In practical terms, Odoo is often best for organizations managing implementation scope by limiting the first phase to core operational processes and accepting that some architecture decisions will remain flexible. NetSuite is often best for organizations managing implementation scope by enforcing standardization early, even if that requires more process change and a larger initial investment.
The most effective platform selection framework is not based on vendor popularity. It should score each platform against process standardization tolerance, internal IT maturity, finance governance requirements, integration complexity, warehouse process uniqueness, reporting expectations, and growth model. Distribution teams that treat ERP selection as an enterprise modernization planning exercise rather than a software purchase are more likely to achieve operational ROI and avoid scope-driven deployment failure.

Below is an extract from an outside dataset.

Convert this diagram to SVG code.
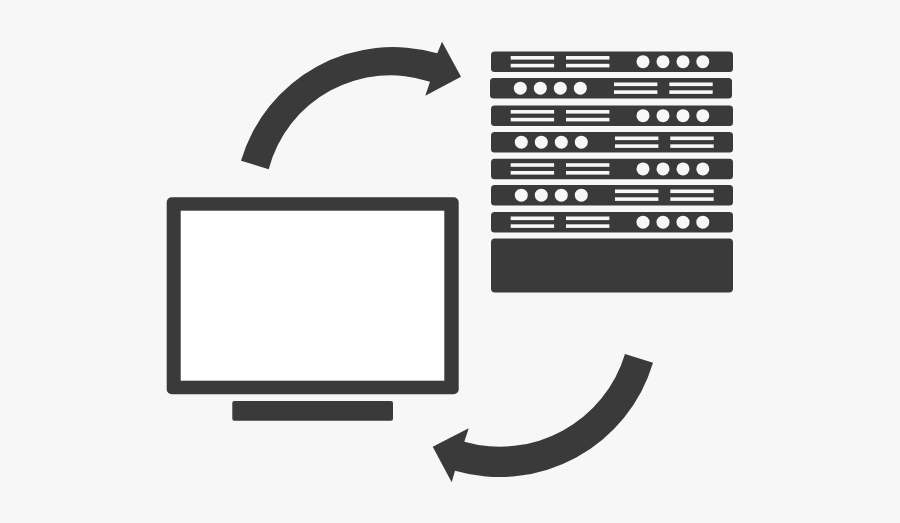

Final assessment for distribution teams
Odoo and NetSuite can both support distribution operations, but they solve different deployment problems. Odoo is better understood as a flexible ERP platform that can be shaped to fit the business, provided the organization has the governance maturity to control customization, integration, and lifecycle complexity. NetSuite is better understood as a more structured cloud ERP environment that can accelerate standardization, improve operational resilience, and support enterprise scalability, provided the organization is willing to align with a more prescriptive SaaS model.
For distribution teams managing implementation scope, the decision should center on operating model fit. If the priority is controlled standardization, stronger governance, and scalable cloud operations, NetSuite often has the advantage. If the priority is modular flexibility, lower entry cost, and tailored workflow design within a disciplined deployment program, Odoo can be the better strategic fit.